In more recent times, this is a motion-study photo by artist Thomas Eakins in 1885, showing Eakins himself running.

Of course, Eadweard Muybridge, who perfected the stop-motion photo, took photos of runners.  I made this gif from a series of photos called "Nude man running at full speed" from Muybridge's 1887 book Animal Locomotion.

This British postcard from the 1920s shows Laurence Woodford in a racer's starting pose.

German photographer Ernst Voller took this 1929 photo of three men at the start of a sprint.

Another 1929 German photo shows men washing off after a race in Göteborg.

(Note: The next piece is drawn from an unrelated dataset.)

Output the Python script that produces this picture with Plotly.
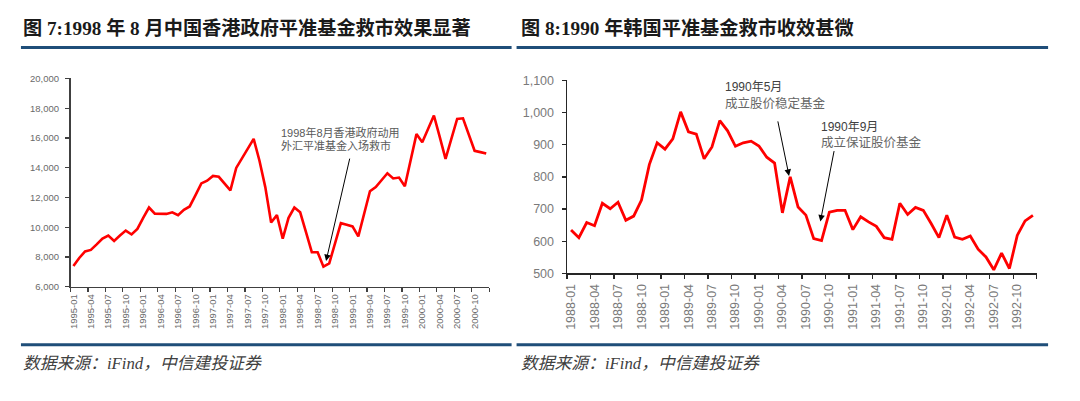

This is Australian runner Herb Elliot climbing a rope in a 1958 photo by LIFE photographer Leonard McCombe. Elliott was the greatest middle-distance runner of the late 1950s and early 1960s. He set world records, won Olympic gold, and never lost a mile race. He credited his unconventional trainer, Percy Cerutty, who is the other guy in the photo.

If you look closely, the rope has snagged Elliot's shorts and we see something peeking out underneath.

We end with French runner Alain Mimoun (right) kissing Czech runner Emil Zatopek to congratulate him at the 1952 Olympics in Helsinki, captured by LIFE photographer Ralph Crane.

Mimoun would have been the world champion long-distance runner, except Zatopek kept beating him. Despite their rivalry, they forged a friendship. Mimoun finally beat Zatopek in the marathon at the 1956 Olympics in Melbourne. “Emil, congratulate me,” he said. Zatopek embraced and kissed him. Later, Mimoun said, “For me, that was better than a medal.”

3 comments:

Randy said...

Nothing like a rope burn on the testicles. Ouch!!

Anonymous said...

Or wrestling

Anonymous said...

Why we wear shorts. They don't hide anything once wlyiu get a boner, but they do protect your balls.